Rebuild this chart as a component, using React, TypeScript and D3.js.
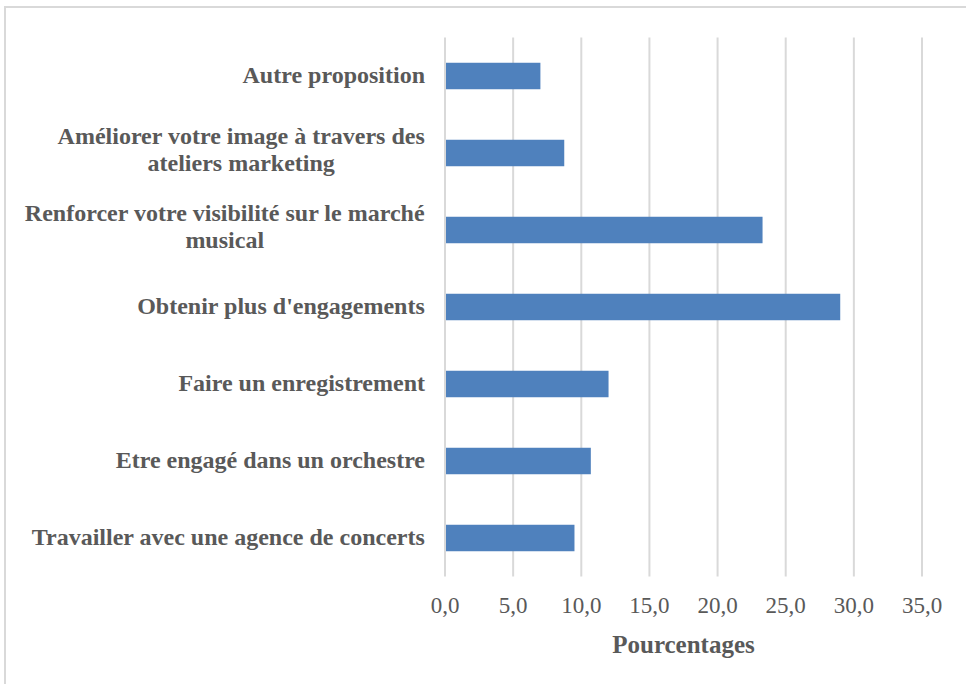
import React from "react";
import * as d3 from "d3";

const categories: string[][] = [
  ["Autre proposition"],
  ["Améliorer votre image à travers des", "ateliers marketing"],
  ["Renforcer votre visibilité sur le marché", "musical"],
  ["Obtenir plus d'engagements"],
  ["Faire un enregistrement"],
  ["Etre engagé dans un orchestre"],
  ["Travailler avec une agence de concerts"],
];
const values: number[] = [7.0, 8.75, 23.3, 29.0, 12.0, 10.7, 9.5];
const xTicks: number[] = [0, 5, 10, 15, 20, 25, 30, 35];
const axisTitle = "Pourcentages";

const W = 966;
const H = 684;
const plot = { left: 445, right: 922, top: 37.5, bottom: 576.5 };
const textColor = "#595959";
const gridColor = "#d9d9d9";
const barColor = "#4f81bd";
const font = "'Liberation Serif', 'Times New Roman', serif";
const labelRight = 425;

let ctx: CanvasRenderingContext2D | null = null;
function measure(s: string, size: number, bold: boolean): number {
  if (!ctx && typeof document !== "undefined") {
    ctx = document.createElement("canvas").getContext("2d");
  }
  if (!ctx) return s.length * size * 0.45;
  ctx.font = `${bold ? "bold " : ""}${size}px 'Liberation Serif'`;
  return ctx.measureText(s).width;
}

export default function App() {
  const x = d3.scaleLinear().domain([0, 35]).range([plot.left, plot.right]);
  const y = d3
    .scaleBand<number>()
    .domain(d3.range(categories.length))
    .range([plot.top, plot.bottom])
    .paddingInner(0.656)
    .paddingOuter(0.328);
  const fmt = (v: number) => d3.format(".1f")(v).replace(".", ",");
  const lineH = 26.7;

  return (
    <svg
      width={W}
      height={H}
      style={{ position: "absolute", left: 0, top: 0, background: "#fff" }}
      fontFamily={font}
    >
      <rect x={0} y={0} width={W} height={H} fill="#fff" />
      <rect x={5} y={7} width={W + 20} height={H + 20} fill="none" stroke={gridColor} strokeWidth={2} />
      {xTicks.map((t) => (
        <line
          key={"g" + t}
          x1={x(t)}
          x2={x(t)}
          y1={plot.top}
          y2={plot.bottom}
          stroke={gridColor}
          strokeWidth={2}
        />
      ))}
      {values.map((v, i) => (
        <rect
          key={"b" + i}
          x={x(0) + 1}
          y={y(i)!}
          width={x(v) - x(0) - 1}
          height={y.bandwidth()}
          fill={barColor}
        />
      ))}
      {categories.map((lines, i) => {
        const c = y(i)! + y.bandwidth() / 2;
        const n = lines.length;
        const base = n === 1 ? c + 7 : c + 4.5 - ((n - 1) * lineH) / 2;
        const w0 = Math.max(...lines.map((l) => measure(l, 24, true)));
        const cx = labelRight - w0 / 2;
        return (
          <text
            key={"c" + i}
            textAnchor="middle"
            fontWeight="bold"
            fontSize={24}
            fill={textColor}
          >
            {lines.map((l, j) => (
              <tspan key={j} x={cx} y={base + j * lineH}>
                {l}
              </tspan>
            ))}
          </text>
        );
      })}
      {xTicks.map((t) => (
        <text
          key={"t" + t}
          x={x(t)}
          y={613}
          textAnchor="middle"
          fontSize={23}
          fill={textColor}
        >
          {fmt(t)}
        </text>
      ))}
      <text
        x={(plot.left + plot.right) / 2}
        y={653}
        textAnchor="middle"
        fontWeight="bold"
        fontSize={25}
        fill={textColor}
      >
        {axisTitle}
      </text>
    </svg>
  );
}
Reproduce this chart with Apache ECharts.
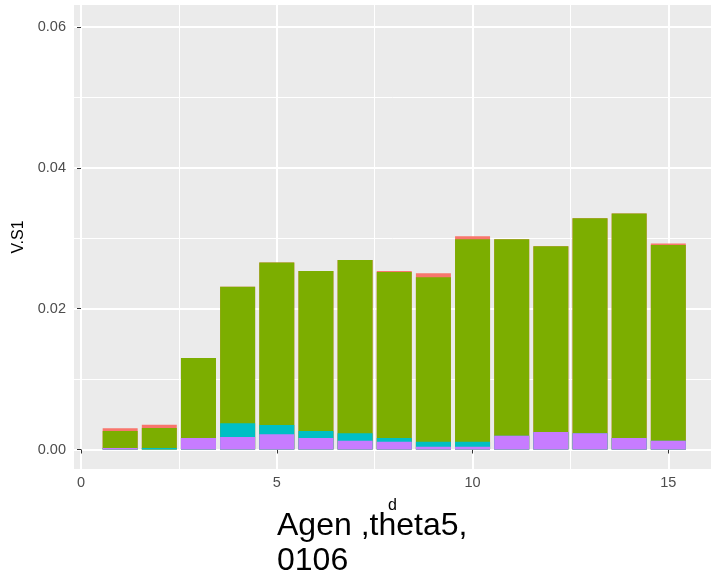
<!DOCTYPE html>
<html>
<head>
<meta charset="utf-8">
<script src="https://cdn.jsdelivr.net/npm/echarts@6/dist/echarts.min.js"></script>
<style>
  html, body { margin: 0; padding: 0; background: #ffffff; }
  #chart { width: 711px; height: 579px; }
</style>
</head>
<body>
<div id="chart"></div>
<script>
// days on the x axis
var days = [1, 2, 3, 4, 5, 6, 7, 8, 9, 10, 11, 12, 13, 14, 15];
// stacked pieces, bottom to top
var purpleVals = [0.0002, 0, 0.00163, 0.00177, 0.00216, 0.00163, 0.00125, 0.0011, 0.0004, 0.0004, 0.00196, 0.00248, 0.0023, 0.00163, 0.00125];
var tealVals = [0, 0.0002, 0, 0.00195, 0.00132, 0.00099, 0.00105, 0.00053, 0.0007, 0.0007, 0, 0, 0, 0, 0];
var greenVals = [0.00242, 0.00285, 0.01135, 0.01938, 0.02307, 0.02274, 0.02462, 0.02359, 0.02337, 0.02876, 0.0279, 0.02639, 0.03054, 0.03187, 0.0278];
var redVals = [0.0004, 0.00047, 0, 0, 0, 0, 0, 0.00014, 0.00057, 0.00042, 0, 0, 0, 0, 0.0002];
// tick labels
var xTicks = [0, 5, 10, 15];
var xMinor = [2.5, 7.5, 12.5];
var yTicks = [0, 0.02, 0.04, 0.06];
var yMinor = [0.01, 0.03, 0.05];

var font = "Liberation Sans";
var chart = echarts.init(document.getElementById("chart"));

// running totals so each piece sits on the ones below it
function cumulate(lists) {
  return days.map(function (d, i) {
    var s = 0;
    lists.forEach(function (l) { s += l[i]; });
    return [d, s];
  });
}

function barSeries(name, lists, color) {
  return {
    name: name,
    type: "bar",
    data: cumulate(lists),
    barWidth: 35,
    barGap: "-100%",
    itemStyle: { color: color },
    clip: false
  };
}

chart.setOption({
  animation: false,
  textStyle: { fontFamily: font },
  title: {
    text: "Agen ,theta5,\n0106",
    left: 272,
    top: 504,
    textStyle: {
      fontFamily: font,
      fontSize: 32,
      fontWeight: "normal",
      color: "#000000",
      lineHeight: 35
    }
  },
  grid: {
    left: 74,
    right: 0,
    top: 5,
    bottom: 110,
    show: true,
    backgroundColor: "#EBEBEB",
    borderWidth: 0
  },
  xAxis: [
    {
      type: "value",
      min: -0.179,
      max: 16.09,
      name: "d",
      nameLocation: "middle",
      nameGap: 29,
      nameTextStyle: { fontSize: 16, color: "#000000" },
      axisLine: { show: false },
      axisTick: { show: true, length: 4, lineStyle: { color: "#333333" }, customValues: xTicks },
      axisLabel: { color: "#4D4D4D", fontSize: 14.5, margin: 6, customValues: xTicks },
      splitLine: { show: true, lineStyle: { color: "#ffffff", width: 2 } }
    },
    {
      type: "value",
      min: -0.179,
      max: 16.09,
      axisLine: { show: false },
      axisTick: { show: false, customValues: xMinor },
      axisLabel: { show: false, customValues: xMinor },
      splitLine: { show: true, lineStyle: { color: "#ffffff", width: 1 } }
    }
  ],
  yAxis: [
    {
      type: "value",
      min: -0.002769,
      max: 0.063125,
      name: "V.S1",
      nameLocation: "middle",
      nameGap: 45,
      nameTextStyle: { fontSize: 16, color: "#000000" },
      axisLine: { show: false },
      axisTick: { show: true, length: 4, lineStyle: { color: "#333333" }, customValues: yTicks },
      axisLabel: {
        color: "#4D4D4D",
        fontSize: 14.5,
        margin: 8,
        customValues: yTicks,
        formatter: function (v) { return v.toFixed(2); }
      },
      splitLine: { show: true, lineStyle: { color: "#ffffff", width: 2 } }
    },
    {
      type: "value",
      min: -0.002769,
      max: 0.063125,
      axisLine: { show: false },
      axisTick: { show: false, customValues: yMinor },
      axisLabel: { show: false, customValues: yMinor },
      splitLine: { show: true, lineStyle: { color: "#ffffff", width: 1 } }
    }
  ],
  // drawn tallest first, so every shorter running total paints over it
  series: [
    barSeries("red", [purpleVals, tealVals, greenVals, redVals], "#F8766D"),
    barSeries("green", [purpleVals, tealVals, greenVals], "#7CAE00"),
    barSeries("teal", [purpleVals, tealVals], "#00BFC4"),
    barSeries("purple", [purpleVals], "#C77CFF")
  ]
});
</script>
</body>
</html>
---
▶ [What you have to do]
Each line that holds the word "React" should be extracted from the records.

▶ [The reply]
Rebuild this chart as a component, using React, TypeScript and D3.js.
import React from "react";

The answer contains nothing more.